To: TimF who wrote (76926)10/8/2003 11:15:20 AM
From: The Philosopher  Read Replies (1) | Respond to of 82486
 
As a matter of law yes.

We agree, then.

I don't think there is any right as a function of natural law.

Were we sitting down for an evening over cups of good Oolong or Keemun tea, I would enjoy discussing that with you. But I have way too much work to do today. The question (or, more correctly, one of the key questions) is whether natural law extends to the good of communities, and if so what that means. When communities were small and isolated, natural law favored the inclusion of the famiiar and the exclusion and ostricization of the unfamiliar. When the very survival of the community was precarious and depended on the contributions of each member, it was not only reasonable but necessary to draw clear "we" and "they" boundaries.

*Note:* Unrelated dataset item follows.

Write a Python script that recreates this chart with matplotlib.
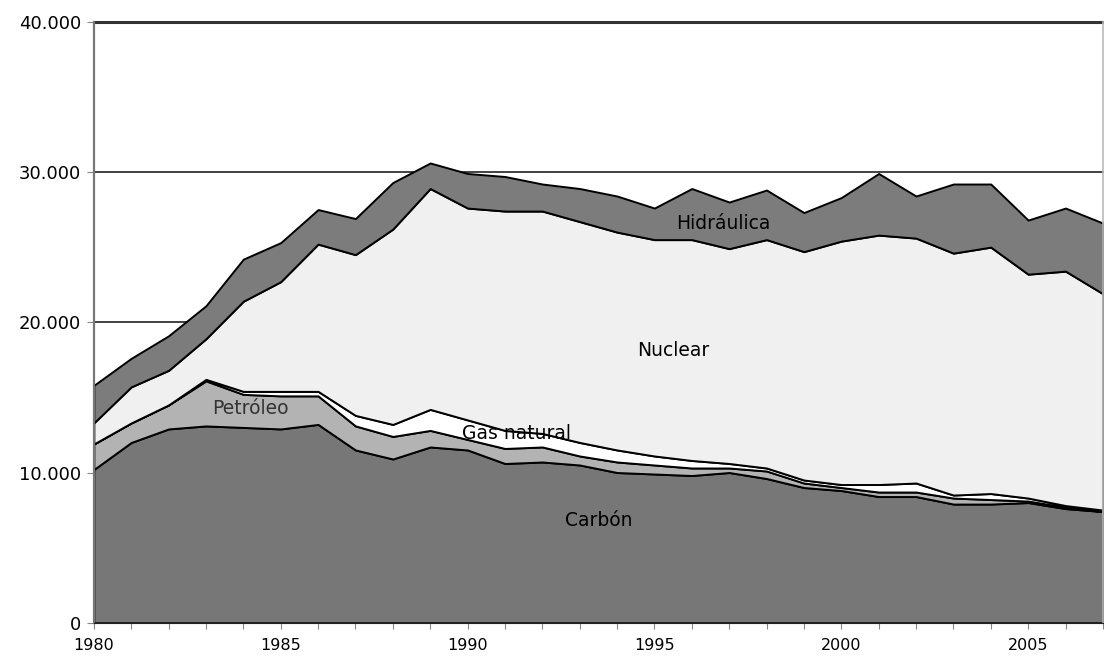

But as societies evolved and became more diverse, the natural law dynamics of community changed. Today, the health of the community is most strengthened when every person feels included, feels a part of the community. Take a town in the middle of Kansas. Two thousand years ago, that community, faced with a problem individual, could just declare them outcast and there were plenty of places for them to go. Maybe to die outside the community's protection, but that's the price they paid. Exclusion was a community survival mechanism.

Today, that community has nowhere to send the person. If they are not accepted and incorporated into the community at least to some degree, they become an irritant, a grain of sand in the wheels of the community. So today, it is an aspect of the natural law health of the community to promote inclusion, not to create a popluation like the Palestinians, the Kurds, the Chechynans, etc., who feel excluded and disenfranchised.

I have just spewed this out off the top of my head without careful thought, and on reflection I may -- almost certainly will -- modify my thinking. But it forms a basis for arguing that in the modern world, the laws requiring inclusion and outlawing structural discrimination are very much in line with the basic concepts of natural law, which are centered on survival.